Indeed, as forms of capitalism organised along broadly liberal lines, let alone liberal democratic norms of politics, have not sunk deep roots in China and Russia, the level and depth of economic cooperation and coordination between the USA, China and Russia do not match those found in the transatlantic arena. And even if China and Russia integrated smoothly into the existing institutional framework of the capitalist world – China has now joined the WTO and Russia expressed an ambition to do likewise – hegemony cannot rest on the US economic preponderance. US distributive economic power can only continue to decline in this scenario. Militarily, although the USA will retain its superiority for some time, questions remain as to how far this kind of distributive power can be used for political advantage with respect to China and Russia.

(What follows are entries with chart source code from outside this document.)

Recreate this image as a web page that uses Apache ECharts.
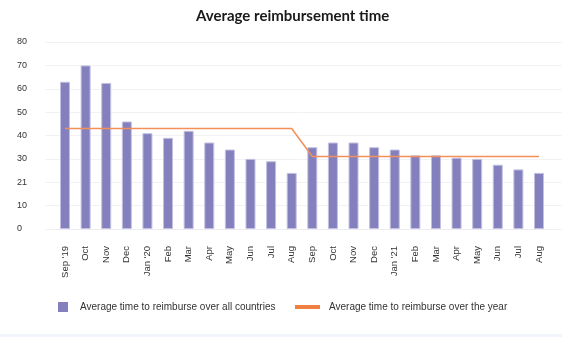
<!DOCTYPE html>
<html>
<head>
<meta charset="utf-8">
<script src="https://cdn.jsdelivr.net/npm/echarts@6/dist/echarts.min.js"></script>
<style>
  html, body { margin: 0; padding: 0; background: #ffffff; }
  #chart { width: 562px; height: 337px; }
</style>
</head>
<body>
<div id="chart"></div>
<script>
// Months from Sep 2019 to Aug 2021
const months = ["Sep '19", 'Oct', 'Nov', 'Dec', "Jan '20", 'Feb', 'Mar', 'Apr', 'May', 'Jun', 'Jul', 'Aug',
                'Sep', 'Oct', 'Nov', 'Dec', "Jan '21", 'Feb', 'Mar', 'Apr', 'May', 'Jun', 'Jul', 'Aug'];

// Average time (days) to reimburse over all countries, per month
const monthlyTime = [63, 70, 62.5, 46, 41, 39, 42, 37, 34, 30, 29, 24,
                     35, 37, 37, 35, 34, 31.5, 31.5, 30.5, 30, 27.5, 25.5, 24];

// Yearly average, repeated for each month of that year
const yearlyTime = [43, 43, 43, 43, 43, 43, 43, 43, 43, 43, 43, 43,
                    31, 31, 31, 31, 31, 31, 31, 31, 31, 31, 31, 31];

// Value axis tick labels, as printed
const yTickLabels = ['0', '10', '21', '30', '40', '50', '60', '70', '80'];

const barName = 'Average time to reimburse over all countries';
const lineName = 'Average time to reimburse over the year';

const chart = echarts.init(document.getElementById('chart'), null, { renderer: 'canvas' });

chart.setOption({
  animation: false,
  backgroundColor: '#ffffff',
  title: {
    text: 'Average reimbursement time',
    left: 191,
    top: 4,
    textStyle: { fontFamily: 'Lato', fontWeight: 'bold', fontSize: 15, color: '#1a1a1a' }
  },
  legend: [
    {
      data: [{ name: barName, icon: 'rect', itemStyle: { borderWidth: 0 } }],
      left: 53, top: 297,
      itemWidth: 10, itemHeight: 10,
      textStyle: { fontFamily: 'Liberation Sans', fontSize: 10, color: '#333', padding: [0, 0, 0, 7] }
    },
    {
      data: [{ name: lineName, icon: 'rect' }],
      left: 290, top: 297,
      itemWidth: 25, itemHeight: 4,
      textStyle: { fontFamily: 'Liberation Sans', fontSize: 10, color: '#333', padding: [0, 0, 0, 4] }
    }
  ],
  grid: [
    // full-width grid carrying the value gridlines
    { left: 45, right: 0, top: 42, bottom: 108, containLabel: false },
    // inner grid holding the bars and the yearly line
    { left: 54.7, right: 12.7, top: 42, bottom: 108, containLabel: false }
  ],
  xAxis: [
    { type: 'category', gridIndex: 0, data: months, show: false },
    {
      type: 'category', gridIndex: 1, data: months,
      axisLine: { lineStyle: { color: '#ececf2', width: 1 } },
      axisTick: { show: false },
      axisLabel: {
        rotate: 90, interval: 0, margin: 17,
        fontFamily: 'Liberation Sans', fontSize: 9.5, color: '#333'
      }
    }
  ],
  yAxis: [
    {
      type: 'value', gridIndex: 0, min: 0, max: 80, interval: 10,
      axisLine: { show: false }, axisTick: { show: false },
      splitLine: { lineStyle: { color: '#f2f2f4', width: 1 } },
      axisLabel: {
        align: 'left', margin: 28, padding: [0, 0, 7, 0],
        fontFamily: 'Liberation Sans', fontSize: 9, color: '#333',
        formatter: function (v) { return yTickLabels[Math.round(v / 10)]; }
      }
    },
    { type: 'value', gridIndex: 1, min: 0, max: 80, interval: 10, show: false }
  ],
  series: [
    {
      name: barName, type: 'bar', xAxisIndex: 1, yAxisIndex: 1,
      data: monthlyTime, barWidth: 10,
      itemStyle: { color: '#8480bd', borderColor: '#c3c0e2', borderWidth: 1 }
    },
    {
      name: lineName, type: 'line', xAxisIndex: 1, yAxisIndex: 1,
      data: yearlyTime, symbol: 'none', z: 3,
      itemStyle: { color: '#ef8040' },
      lineStyle: { color: '#f2905a', width: 1.5 }
    }
  ],
  graphic: [
    {
      type: 'rect', left: 0, top: 334,
      shape: { width: 562, height: 3 },
      style: { fill: '#f2f5fc' }
    }
  ]
});
</script>
</body>
</html>
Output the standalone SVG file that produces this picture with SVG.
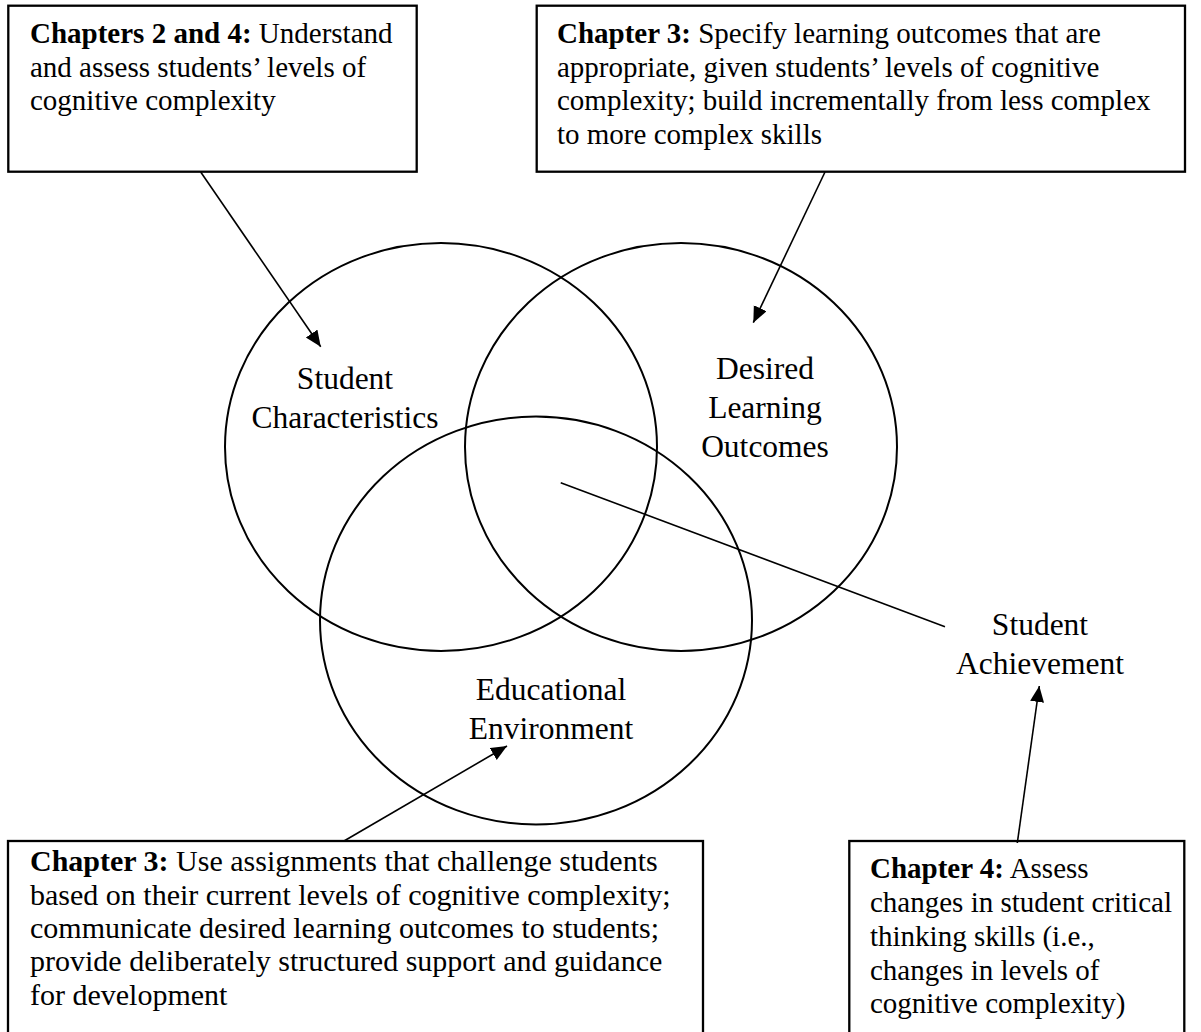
<svg xmlns="http://www.w3.org/2000/svg" width="1201" height="1032" viewBox="0 0 1201 1032">
<defs>
<style>
.box{fill:#fff;stroke:#000;stroke-width:2.3}
.circ{fill:none;stroke:#000;stroke-width:2}
.con{fill:none;stroke:#000;stroke-width:1.6}
.bt{font-family:"Liberation Serif","Times New Roman",serif;font-size:29px;fill:#000}
.bt3{font-size:30px}
.lb{font-family:"Liberation Serif","Times New Roman",serif;font-size:31.5px;fill:#000;text-anchor:middle}
.b{font-weight:bold}
</style>
<marker id="ah" markerUnits="userSpaceOnUse" markerWidth="18" markerHeight="16" refX="16" refY="7" orient="auto">
<path d="M0,0 L16,7 L0,14 z" fill="#000"/>
</marker>
</defs>
<rect width="1201" height="1032" fill="#fff"/>
<g id="venn">
<ellipse id="c-student" class="circ" cx="441" cy="447" rx="216" ry="204"/>
<ellipse id="c-outcomes" class="circ" cx="681" cy="447" rx="216" ry="204"/>
<ellipse id="c-environment" class="circ" cx="536" cy="620.5" rx="216" ry="204"/>
</g>
<g id="labels">
<g id="student-characteristics"><text class="lb" x="345" y="389">Student</text><text class="lb" x="345" y="428">Characteristics</text></g>
<g id="desired-outcomes"><text class="lb" x="765" y="379">Desired</text><text class="lb" x="765" y="418">Learning</text><text class="lb" x="765" y="457">Outcomes</text></g>
<g id="educational-environment"><text class="lb" x="551" y="700">Educational</text><text class="lb" x="551" y="739">Environment</text></g>
<g id="student-achievement"><text class="lb" x="1040" y="635">Student</text><text class="lb" x="1040" y="674">Achievement</text></g>
</g>
<g id="box-ch24">
<rect class="box" x="8.3" y="5.7" width="408.4" height="166"/>
<text class="bt" x="30" y="43"><tspan class="b">Chapters 2 and 4:</tspan> Understand</text>
<text class="bt" x="30" y="76.5">and assess students’ levels of</text>
<text class="bt" x="30" y="110">cognitive complexity</text>
</g>
<g id="box-ch3-top">
<rect class="box" x="536.7" y="5.7" width="648.3" height="166"/>
<text class="bt" x="557" y="43"><tspan class="b">Chapter 3:</tspan> Specify learning outcomes that are</text>
<text class="bt" x="557" y="76.5">appropriate, given students’ levels of cognitive</text>
<text class="bt" x="557" y="110">complexity; build incrementally from less complex</text>
<text class="bt" x="557" y="143.5">to more complex skills</text>
</g>
<g id="box-ch3-bottom">
<rect class="box" x="8" y="841" width="695" height="220"/>
<text class="bt bt3" x="30" y="871"><tspan class="b">Chapter 3:</tspan> Use assignments that challenge students</text>
<text class="bt bt3" x="30" y="904.5">based on their current levels of cognitive complexity;</text>
<text class="bt bt3" x="30" y="938">communicate desired learning outcomes to students;</text>
<text class="bt bt3" x="30" y="971">provide deliberately structured support and guidance</text>
<text class="bt bt3" x="30" y="1004.5">for development</text>
</g>
<g id="box-ch4">
<rect class="box" x="849.3" y="841" width="335" height="220"/>
<text class="bt" x="870" y="878"><tspan class="b">Chapter 4:</tspan> Assess</text>
<text class="bt" x="870" y="912">changes in student critical</text>
<text class="bt" x="870" y="946">thinking skills (i.e.,</text>
<text class="bt" x="870" y="979.5">changes in levels of</text>
<text class="bt" x="870" y="1013">cognitive complexity)</text>
</g>
<g id="connectors">
<line class="con" x1="200.7" y1="172" x2="320.7" y2="346.7" marker-end="url(#ah)"/>
<line class="con" x1="825" y1="172" x2="753.3" y2="322.7" marker-end="url(#ah)"/>
<line class="con" x1="344" y1="841" x2="507" y2="746" marker-end="url(#ah)"/>
<line class="con" x1="1017.3" y1="843" x2="1039.3" y2="686" marker-end="url(#ah)"/>
<line class="con" x1="560.7" y1="482.7" x2="945" y2="626.7"/>
</g>
</svg>
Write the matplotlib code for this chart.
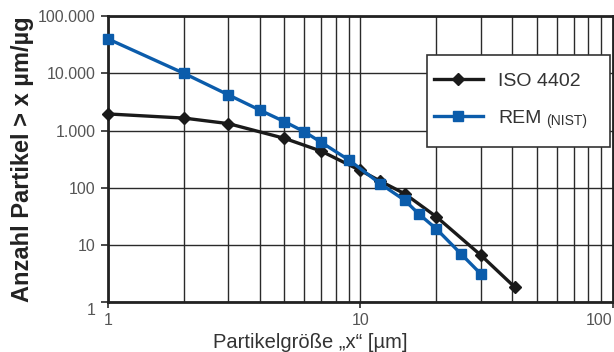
import matplotlib
matplotlib.use("Agg")
import matplotlib.pyplot as plt
import matplotlib.transforms as mtransforms
from matplotlib.patches import Rectangle
from matplotlib.ticker import FixedLocator, NullLocator

plt.rcParams['font.family'] = ['Liberation Sans', 'DejaVu Sans']

# --- DATA ---
iso_x = [1, 2, 3, 5, 7, 10, 12, 15, 20, 30, 41]
iso_y = [1950, 1650, 1320, 730, 435, 200, 130, 78, 31, 6.6, 1.8]

rem_x = [1, 2, 3, 4, 5, 6, 7, 9, 12, 15, 17, 20, 25, 30]
rem_y = [40000, 10000, 4200, 2270, 1430, 950, 620, 305, 117, 60, 35, 19, 7, 3.1]

y_ticks = [1, 10, 100, 1000, 10000, 100000]
y_labels = ["1", "10", "100", "1.000", "10.000", "100.000"]
x_ticks = [1, 10, 100]
x_labels = ["1", "10", "100"]
x_grid = [2, 3, 4, 5, 6, 7, 8, 9, 20, 30, 40, 50, 60, 70, 80, 90]

BLUE = '#0b5cab'
BLACK = '#1a1a1a'
GREY = '#555555'

W, H = 614, 352
fig = plt.figure(figsize=(W / 100, H / 100), dpi=100)
ax = fig.add_axes([0.176, 0.142, 0.822, 0.812])

ax.set_xscale('log')
ax.set_yscale('log')
ax.set_xlim(1, 100)
ax.set_ylim(1, 100000)

# grid
for gx in x_grid + x_ticks:
    ax.axvline(gx, color='#2a2a2a', lw=1.0, zorder=1)
for gy in y_ticks:
    ax.axhline(gy, color='#2a2a2a', lw=1.0, zorder=1)

ax.plot(iso_x, iso_y, color=BLACK, lw=2.4, marker='D', ms=6.5,
        label='ISO 4402', zorder=3, clip_on=False)
ax.plot(rem_x, rem_y, color=BLUE, lw=2.4, marker='s', ms=7.5,
        label='REM', zorder=4, clip_on=False)

ax.yaxis.set_major_locator(FixedLocator(y_ticks))
ax.yaxis.set_minor_locator(NullLocator())
ax.set_yticklabels(y_labels)
ax.xaxis.set_major_locator(FixedLocator(x_ticks))
ax.xaxis.set_minor_locator(NullLocator())
ax.set_xticklabels(x_labels)

ax.tick_params(axis='y', length=5, width=1.2, color='#2a2a2a', pad=4,
               labelsize=11.5, labelcolor=GREY)
ax.tick_params(axis='x', length=4, width=1.2, color='#2a2a2a', pad=4,
               labelsize=11.5, labelcolor=GREY)
xl = ax.get_xticklabels()
xl[-1].set_ha('right')
# the "1" on the y axis sits a bit lower in the original
yl = ax.get_yticklabels()
yl[0].set_transform(yl[0].get_transform() +
                    mtransforms.ScaledTranslation(0, -5 / 72, fig.dpi_scale_trans))

for s in ax.spines.values():
    s.set_linewidth(2)
    s.set_color('#222222')

ax.set_ylabel("Anzahl Partikel > x µm/µg", fontsize=17, fontweight='bold',
              color='#222222', labelpad=3)
fig.text(0.506, 0.012, "Partikelgröße „x“ [µm]", fontsize=14.5,
         color='#333333', ha='center', va='baseline')

# legend box drawn by hand (tighter left padding than matplotlib allows)
box_l, box_r, box_t, box_b = 427, 610, 55, 147
ax.add_patch(Rectangle((box_l / W, 1 - box_b / H), (box_r - box_l) / W,
                       (box_b - box_t) / H, transform=fig.transFigure,
                       facecolor='white', edgecolor='#333333', lw=1.2,
                       zorder=9, clip_on=False))
fs = 14
pad_px = 0.9 * fs * 100 / 72
leg = ax.legend(loc='upper left',
                bbox_to_anchor=((box_l + 7 - pad_px) / W, 1 - box_t / H),
                bbox_transform=fig.transFigure, fontsize=fs, frameon=False,
                handlelength=2.5, labelspacing=1.0, borderpad=0.9,
                handletextpad=0.8, borderaxespad=0)
for t in leg.get_texts():
    t.set_color('#333333')
leg.set_zorder(10)

# small "(NIST)" after the REM entry
fig.canvas.draw()
rem_txt = leg.get_texts()[1]
bb = rem_txt.get_window_extent()
fx, fy = fig.transFigure.inverted().transform((bb.x1 + 5, bb.y0 + 2))
fig.text(fx, fy, "(NIST)", fontsize=10, color='#333333', ha='left',
         va='baseline', zorder=11)

fig.savefig("out.png", dpi=100)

Treating China and Russia as ‘strategic partners’ in the project of managing a universal capitalist order means enlisting them as partners in the production of collective power; dealing with them as ‘strategic competitors’ that threaten that order means treating them as potential adversaries in clashes of distributive power. Until now, and for a while yet, the obvious answer is to do both. Economically, Gramsci and Kautsky rather than Lenin may be the better guide; militarily, relations are much more uncertain and at some point a clear choice may have to be made.